Radio Commentary, 90.7, 91.7 New Life FM, August 3, 2012
By Sue Ella Deadwyler
Good morning, Jim. For those of us living in the 112 counties voting NO last Tuesday, the new transportation tax is Gone with the Wind, as Margaret Mitchell might say! The vote was two-to-one against it and declared dead in three-fourths of the regions, because most of us would rather drive ourselves than hitch a ride on rapid-rail to take us someplace we don’t want to go!
The 112 counties that voted NO won’t have to pay the tax, but the other 47 counties will fork over another one-per-cent sales and use tax for at least ten years, probably longer. Since T-SPLOST passed in three Georgia Regions – 7, 8 and 9 – folks living in Augusta and the 14-county region next to South Carolina will pay more taxes. So will the folks in the 16-county region next to the Alabama line where Columbus is located; and those in the 17-county middle Georgia region that includes the famous onion town of Vidalia.
But, listen up. If H.B. 277 of 2010 is enforced, the 112 counties that REJECTED the tax will be punished for 24 months. During those 24 months, they’ll have to pay 30-percent matching funds for Department of Transportation maintenance and improvement grants for their district. The three districts that ADOPTED the tax will pay only 10 percent matching funds for DOT projects. No matter how you look at it, we’ll ALL PAY MORE!
In the last few weeks, I took special note when a public official said, “If we can get it passed here, we’ll be a model for the rest of the country,” leading me to believe Georgia was the guinea pig for an extraordinary experiment. Then I wondered whether the quiet maneuver of the state into regional government, then, using it to get T-SPLOST adopted by regional votes WAS the experiment.
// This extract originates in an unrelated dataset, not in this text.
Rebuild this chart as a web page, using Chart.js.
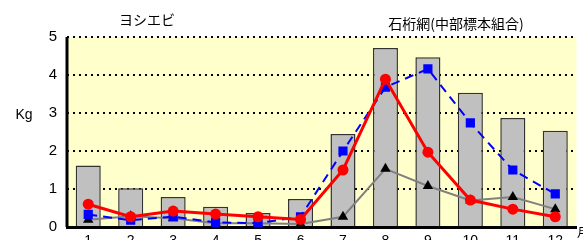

Regional government in Georgia quietly passed in H.B. 1216 of 2008, and went into effect July 1, 2009. Although regionalism is unconstitutional, it’s still on the books in Georgia. It is NOT in the Constitution of the State of Georgia or the United States Constitution. Both documents created government of the people, by the people and for the people. Regional officials are appointed and do NOT answer to voters. The transportation tax was developed under and voted on by unconstitutional regions, so every voter should have said NO to the tax and a LOUDER NO to regional government. So, beware! The tax some of us have dodged temporarily was only the surface problem. Regional government is the issue and it’s robbing us of our constitutional form of government. For Georgia Insight I’m Sue Ella Deadwyler, your Capitol correspondent.